— Directions —
Transcribe the listing verbatim. Do not carry over any pictures.

— Raw data —

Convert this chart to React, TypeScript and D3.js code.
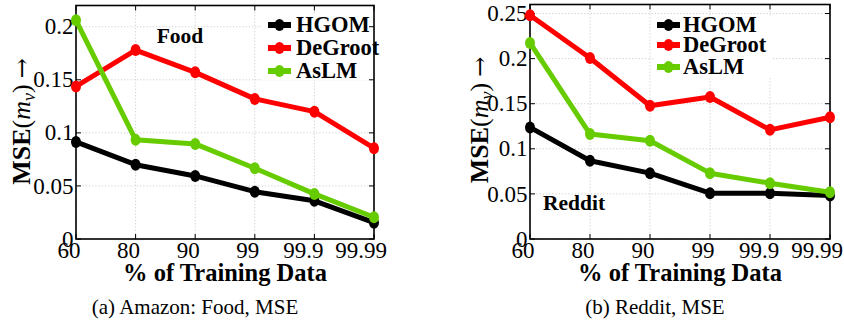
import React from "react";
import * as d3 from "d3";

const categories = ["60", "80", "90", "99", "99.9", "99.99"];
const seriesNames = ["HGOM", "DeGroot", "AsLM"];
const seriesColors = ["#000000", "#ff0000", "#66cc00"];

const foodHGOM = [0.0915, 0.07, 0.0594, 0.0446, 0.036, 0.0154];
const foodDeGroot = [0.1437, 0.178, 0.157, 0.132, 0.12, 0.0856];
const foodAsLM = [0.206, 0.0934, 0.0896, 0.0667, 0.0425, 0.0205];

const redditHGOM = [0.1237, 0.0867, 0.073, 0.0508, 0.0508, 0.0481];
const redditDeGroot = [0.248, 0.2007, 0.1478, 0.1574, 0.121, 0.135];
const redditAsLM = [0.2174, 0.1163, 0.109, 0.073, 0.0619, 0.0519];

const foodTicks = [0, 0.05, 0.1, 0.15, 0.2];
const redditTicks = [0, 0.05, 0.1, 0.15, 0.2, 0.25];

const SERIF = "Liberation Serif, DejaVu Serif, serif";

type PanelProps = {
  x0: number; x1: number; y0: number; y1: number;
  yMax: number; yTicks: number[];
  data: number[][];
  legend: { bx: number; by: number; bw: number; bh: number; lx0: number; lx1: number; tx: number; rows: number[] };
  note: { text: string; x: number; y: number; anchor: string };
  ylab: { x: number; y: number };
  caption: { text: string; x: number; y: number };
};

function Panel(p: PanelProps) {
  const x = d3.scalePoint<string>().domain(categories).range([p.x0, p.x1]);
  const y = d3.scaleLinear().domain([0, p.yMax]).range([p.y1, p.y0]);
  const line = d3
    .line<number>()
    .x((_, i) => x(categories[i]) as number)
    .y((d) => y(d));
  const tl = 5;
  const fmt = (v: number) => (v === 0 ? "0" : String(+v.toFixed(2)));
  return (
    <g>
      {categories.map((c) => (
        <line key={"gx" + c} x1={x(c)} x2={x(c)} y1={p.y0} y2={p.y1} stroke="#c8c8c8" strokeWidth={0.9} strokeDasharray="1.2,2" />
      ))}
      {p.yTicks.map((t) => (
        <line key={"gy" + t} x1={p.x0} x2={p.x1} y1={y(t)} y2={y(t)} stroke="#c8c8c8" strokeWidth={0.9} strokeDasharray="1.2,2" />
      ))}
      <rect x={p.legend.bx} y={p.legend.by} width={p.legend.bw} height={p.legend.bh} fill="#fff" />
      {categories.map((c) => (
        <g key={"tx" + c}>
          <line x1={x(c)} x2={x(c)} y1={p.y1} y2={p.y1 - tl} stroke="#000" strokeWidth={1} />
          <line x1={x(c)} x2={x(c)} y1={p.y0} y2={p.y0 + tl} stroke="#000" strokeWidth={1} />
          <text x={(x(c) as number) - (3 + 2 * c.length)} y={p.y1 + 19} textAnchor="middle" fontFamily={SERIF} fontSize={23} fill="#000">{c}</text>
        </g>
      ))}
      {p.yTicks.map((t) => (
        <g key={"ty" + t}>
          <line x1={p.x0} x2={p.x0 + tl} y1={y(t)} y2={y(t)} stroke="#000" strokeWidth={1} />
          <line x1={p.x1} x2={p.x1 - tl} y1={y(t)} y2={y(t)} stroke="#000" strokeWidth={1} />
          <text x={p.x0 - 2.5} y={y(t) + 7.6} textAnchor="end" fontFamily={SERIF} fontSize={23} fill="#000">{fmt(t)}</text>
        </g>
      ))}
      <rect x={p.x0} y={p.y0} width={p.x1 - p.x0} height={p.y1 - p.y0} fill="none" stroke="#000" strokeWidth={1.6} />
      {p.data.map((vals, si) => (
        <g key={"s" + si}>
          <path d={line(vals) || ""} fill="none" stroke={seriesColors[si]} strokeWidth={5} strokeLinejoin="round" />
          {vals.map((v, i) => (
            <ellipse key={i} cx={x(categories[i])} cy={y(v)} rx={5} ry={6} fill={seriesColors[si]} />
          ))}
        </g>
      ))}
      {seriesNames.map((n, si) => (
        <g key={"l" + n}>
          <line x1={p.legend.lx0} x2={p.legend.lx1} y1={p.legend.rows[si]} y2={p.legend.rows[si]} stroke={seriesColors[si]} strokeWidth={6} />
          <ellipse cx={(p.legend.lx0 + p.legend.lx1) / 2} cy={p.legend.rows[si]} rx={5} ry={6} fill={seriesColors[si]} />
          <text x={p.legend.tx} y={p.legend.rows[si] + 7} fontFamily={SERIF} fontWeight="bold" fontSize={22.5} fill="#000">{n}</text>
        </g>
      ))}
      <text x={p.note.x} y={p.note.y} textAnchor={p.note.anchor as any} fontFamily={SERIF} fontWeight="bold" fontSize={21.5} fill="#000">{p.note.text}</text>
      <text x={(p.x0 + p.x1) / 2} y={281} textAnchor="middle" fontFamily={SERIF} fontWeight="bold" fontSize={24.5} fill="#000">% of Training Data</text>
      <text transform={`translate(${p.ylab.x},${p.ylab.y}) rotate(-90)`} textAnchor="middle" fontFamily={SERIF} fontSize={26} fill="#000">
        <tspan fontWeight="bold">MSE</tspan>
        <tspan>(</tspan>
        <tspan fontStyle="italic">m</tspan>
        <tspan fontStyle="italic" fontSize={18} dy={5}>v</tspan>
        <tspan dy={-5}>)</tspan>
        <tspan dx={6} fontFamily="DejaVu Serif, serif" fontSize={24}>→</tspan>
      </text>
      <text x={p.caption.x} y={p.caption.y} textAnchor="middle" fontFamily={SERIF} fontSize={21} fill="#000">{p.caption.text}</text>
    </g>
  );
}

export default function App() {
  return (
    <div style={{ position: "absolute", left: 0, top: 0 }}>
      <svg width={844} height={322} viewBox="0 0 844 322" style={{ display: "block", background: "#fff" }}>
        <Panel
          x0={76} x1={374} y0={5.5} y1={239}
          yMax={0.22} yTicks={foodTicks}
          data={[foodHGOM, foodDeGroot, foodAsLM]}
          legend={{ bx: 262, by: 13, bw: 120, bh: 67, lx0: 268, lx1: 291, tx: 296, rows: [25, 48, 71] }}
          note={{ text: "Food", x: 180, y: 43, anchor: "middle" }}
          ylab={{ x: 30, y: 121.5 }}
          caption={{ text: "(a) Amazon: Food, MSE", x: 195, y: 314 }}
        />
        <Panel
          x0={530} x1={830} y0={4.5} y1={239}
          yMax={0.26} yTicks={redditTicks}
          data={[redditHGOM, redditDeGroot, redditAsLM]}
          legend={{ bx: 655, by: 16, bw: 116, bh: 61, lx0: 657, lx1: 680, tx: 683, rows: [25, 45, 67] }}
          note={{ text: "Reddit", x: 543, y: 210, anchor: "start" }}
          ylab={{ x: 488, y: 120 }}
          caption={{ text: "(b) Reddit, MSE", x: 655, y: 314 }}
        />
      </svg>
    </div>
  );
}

— Expected answer —
Convert this chart to React, TypeScript and D3.js code.
import React from "react";
import * as d3 from "d3";

const categories = ["60", "80", "90", "99", "99.9", "99.99"];
const seriesNames = ["HGOM", "DeGroot", "AsLM"];
const seriesColors = ["#000000", "#ff0000", "#66cc00"];

const foodHGOM = [0.0915, 0.07, 0.0594, 0.0446, 0.036, 0.0154];
const foodDeGroot = [0.1437, 0.178, 0.157, 0.132, 0.12, 0.0856];
const foodAsLM = [0.206, 0.0934, 0.0896, 0.0667, 0.0425, 0.0205];

const redditHGOM = [0.1237, 0.0867, 0.073, 0.0508, 0.0508, 0.0481];
const redditDeGroot = [0.248, 0.2007, 0.1478, 0.1574, 0.121, 0.135];
const redditAsLM = [0.2174, 0.1163, 0.109, 0.073, 0.0619, 0.0519];

const foodTicks = [0, 0.05, 0.1, 0.15, 0.2];
const redditTicks = [0, 0.05, 0.1, 0.15, 0.2, 0.25];

const SERIF = "Liberation Serif, DejaVu Serif, serif";

type PanelProps = {
  x0: number; x1: number; y0: number; y1: number;
  yMax: number; yTicks: number[];
  data: number[][];
  legend: { bx: number; by: number; bw: number; bh: number; lx0: number; lx1: number; tx: number; rows: number[] };
  note: { text: string; x: number; y: number; anchor: string };
  ylab: { x: number; y: number };
  caption: { text: string; x: number; y: number };
};

function Panel(p: PanelProps) {
  const x = d3.scalePoint<string>().domain(categories).range([p.x0, p.x1]);
  const y = d3.scaleLinear().domain([0, p.yMax]).range([p.y1, p.y0]);
  const line = d3
    .line<number>()
    .x((_, i) => x(categories[i]) as number)
    .y((d) => y(d));
  const tl = 5;
  const fmt = (v: number) => (v === 0 ? "0" : String(+v.toFixed(2)));
  return (
    <g>
      {categories.map((c) => (
        <line key={"gx" + c} x1={x(c)} x2={x(c)} y1={p.y0} y2={p.y1} stroke="#c8c8c8" strokeWidth={0.9} strokeDasharray="1.2,2" />
      ))}
      {p.yTicks.map((t) => (
        <line key={"gy" + t} x1={p.x0} x2={p.x1} y1={y(t)} y2={y(t)} stroke="#c8c8c8" strokeWidth={0.9} strokeDasharray="1.2,2" />
      ))}
      <rect x={p.legend.bx} y={p.legend.by} width={p.legend.bw} height={p.legend.bh} fill="#fff" />
      {categories.map((c) => (
        <g key={"tx" + c}>
          <line x1={x(c)} x2={x(c)} y1={p.y1} y2={p.y1 - tl} stroke="#000" strokeWidth={1} />
          <line x1={x(c)} x2={x(c)} y1={p.y0} y2={p.y0 + tl} stroke="#000" strokeWidth={1} />
          <text x={(x(c) as number) - (3 + 2 * c.length)} y={p.y1 + 19} textAnchor="middle" fontFamily={SERIF} fontSize={23} fill="#000">{c}</text>
        </g>
      ))}
      {p.yTicks.map((t) => (
        <g key={"ty" + t}>
          <line x1={p.x0} x2={p.x0 + tl} y1={y(t)} y2={y(t)} stroke="#000" strokeWidth={1} />
          <line x1={p.x1} x2={p.x1 - tl} y1={y(t)} y2={y(t)} stroke="#000" strokeWidth={1} />
          <text x={p.x0 - 2.5} y={y(t) + 7.6} textAnchor="end" fontFamily={SERIF} fontSize={23} fill="#000">{fmt(t)}</text>
        </g>
      ))}
      <rect x={p.x0} y={p.y0} width={p.x1 - p.x0} height={p.y1 - p.y0} fill="none" stroke="#000" strokeWidth={1.6} />
      {p.data.map((vals, si) => (
        <g key={"s" + si}>
          <path d={line(vals) || ""} fill="none" stroke={seriesColors[si]} strokeWidth={5} strokeLinejoin="round" />
          {vals.map((v, i) => (
            <ellipse key={i} cx={x(categories[i])} cy={y(v)} rx={5} ry={6} fill={seriesColors[si]} />
          ))}
        </g>
      ))}
      {seriesNames.map((n, si) => (
        <g key={"l" + n}>
          <line x1={p.legend.lx0} x2={p.legend.lx1} y1={p.legend.rows[si]} y2={p.legend.rows[si]} stroke={seriesColors[si]} strokeWidth={6} />
          <ellipse cx={(p.legend.lx0 + p.legend.lx1) / 2} cy={p.legend.rows[si]} rx={5} ry={6} fill={seriesColors[si]} />
          <text x={p.legend.tx} y={p.legend.rows[si] + 7} fontFamily={SERIF} fontWeight="bold" fontSize={22.5} fill="#000">{n}</text>
        </g>
      ))}
      <text x={p.note.x} y={p.note.y} textAnchor={p.note.anchor as any} fontFamily={SERIF} fontWeight="bold" fontSize={21.5} fill="#000">{p.note.text}</text>
      <text x={(p.x0 + p.x1) / 2} y={281} textAnchor="middle" fontFamily={SERIF} fontWeight="bold" fontSize={24.5} fill="#000">% of Training Data</text>
      <text transform={`translate(${p.ylab.x},${p.ylab.y}) rotate(-90)`} textAnchor="middle" fontFamily={SERIF} fontSize={26} fill="#000">
        <tspan fontWeight="bold">MSE</tspan>
        <tspan>(</tspan>
        <tspan fontStyle="italic">m</tspan>
        <tspan fontStyle="italic" fontSize={18} dy={5}>v</tspan>
        <tspan dy={-5}>)</tspan>
        <tspan dx={6} fontFamily="DejaVu Serif, serif" fontSize={24}>→</tspan>
      </text>
      <text x={p.caption.x} y={p.caption.y} textAnchor="middle" fontFamily={SERIF} fontSize={21} fill="#000">{p.caption.text}</text>
    </g>
  );
}

export default function App() {
  return (
    <div style={{ position: "absolute", left: 0, top: 0 }}>
      <svg width={844} height={322} viewBox="0 0 844 322" style={{ display: "block", background: "#fff" }}>
        <Panel
          x0={76} x1={374} y0={5.5} y1={239}
          yMax={0.22} yTicks={foodTicks}
          data={[foodHGOM, foodDeGroot, foodAsLM]}
          legend={{ bx: 262, by: 13, bw: 120, bh: 67, lx0: 268, lx1: 291, tx: 296, rows: [25, 48, 71] }}
          note={{ text: "Food", x: 180, y: 43, anchor: "middle" }}
          ylab={{ x: 30, y: 121.5 }}
          caption={{ text: "(a) Amazon: Food, MSE", x: 195, y: 314 }}
        />
        <Panel
          x0={530} x1={830} y0={4.5} y1={239}
          yMax={0.26} yTicks={redditTicks}
          data={[redditHGOM, redditDeGroot, redditAsLM]}
          legend={{ bx: 655, by: 16, bw: 116, bh: 61, lx0: 657, lx1: 680, tx: 683, rows: [25, 45, 67] }}
          note={{ text: "Reddit", x: 543, y: 210, anchor: "start" }}
          ylab={{ x: 488, y: 120 }}
          caption={{ text: "(b) Reddit, MSE", x: 655, y: 314 }}
        />
      </svg>
    </div>
  );
}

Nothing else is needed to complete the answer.